The Reason for Post WW1 Revolutions

TIK has a very interesting video about HItler’s Socialism:

I’m only about 1 hour into this nearly 5 hour video, and it covers (as you might imagine) a wide range of topics, but something TIK mentioned almost casually as an aside really struck me: the reason for the revolutions after World War 1 was that the nations that took part in it took an enormous amount of wealth from its people and destroyed it. This immense destruction of wealth impoverished the people, who grew sick of it and revolted.

Something very important to understand about war is that it is bad for business. There are some select businesses that it is good for; gun makers and canon makers and the like benefit from war, though in practice only so much because they have a tendency to get very squeezed for profits since making a profit during a war is generally seen as unpatriotic, and the governments buying the weapons have far more negotiating power than the weapon-makers do, since only one gets to send the police to put the other in prison.

Apart from these extremely limited cases, most business suffers greatly from war. Raw materials get diverted from industrial uses to war-time uses, labor gets taken away, demand for goods shrinks because heavy taxation removes the money with which people would buy products, and in the 1900s there was like a 90% chance that goods would be rationed so people can’t buy as many of your products as they want to even if they had the money and weren’t off fighting in a war.

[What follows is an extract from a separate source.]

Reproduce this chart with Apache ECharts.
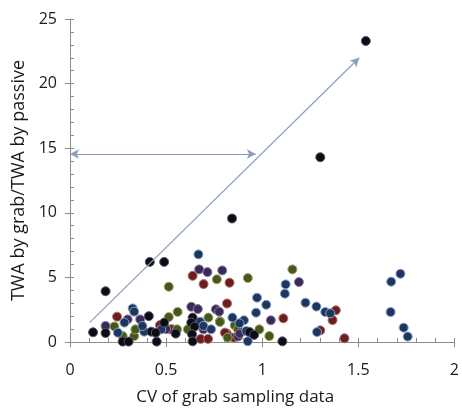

Worse for the economy, this isn’t even a temporary re-allocation of resources than can be shifted back afterwards. Tanks and battleships and the like can be scrapped for iron, but it’s a difficult and costly process and they have no value other than as scrap (or as museum pieces). Bombs and bullets simply blow up when they’re used, so they get expended in use and all of the resources and labor that went into making them literally goes up in a puff of smoke. Going to war is taking a nation’s resources and burning them (in many cases literally).

And all of this assumes that the war isn’t on your soil, so that your factories are getting demolished in the fighting. If that’s happening, it’s even more economically destructive.

War is always a waste of labor and resources (even a just war; it may simply be a necessary waste), but World War 1 was an especially wasteful war, and moreover was perceived to be an especially wasteful war. Enormous amounts of men and materiel were ground up in order to do basically nothing. For everyone but France and Germany, this largely consisted of taking one’s men and resources and sending them to far away lands to be ground up to accomplish nothing for other people.

This really helps to explain why the Russian Revolution happened. I had always wondered why a mostly agriculatural society would undergo a marxist revolution. Marxist revolutions never make sense, but they didn’t have the mass of factory workers necessary to have a worker’s revolution. And farmers don’t revolt, for the most part, unless you try to heavily tax them.

Well, there’s my answer.

You pay for wars with taxes. You pay for big wars with heavy taxes. And heavy taxes that aren’t perceived to bring massive benefits tend to produce revolutions.

Obviously this is painting the cause of a complex historical event with a ludicrously broad brush, and I’m not describing it very well. But this does make a lot more sense of the Russian Revolution than I had understood up til now.

2 thoughts on “The Reason for Post WW1 Revolutions

  1. Worthy of note is that the agrarian Russians *didn’t* go straight to a Marxist revolution. They actually had a series of revolutions – and like most revolutions, the revolutionaries didn’t at all agree on what should replace the old system. (The American Revolution is a very strange historical aberration on this front, but even here there was a lot of disagreement and compromise required.)
    Initially, the Marxists were actually very much not in a position of power. They just had the luck the be the ones standing at the top of the rubble after everything went to hell.

    Liked by 2 people

    1. Excellent point! It’s curious how often the people who come out on top started out in the third position and were able to capitalize on the first two people beating each other up until they were too weak to defeat the people they used to be able to.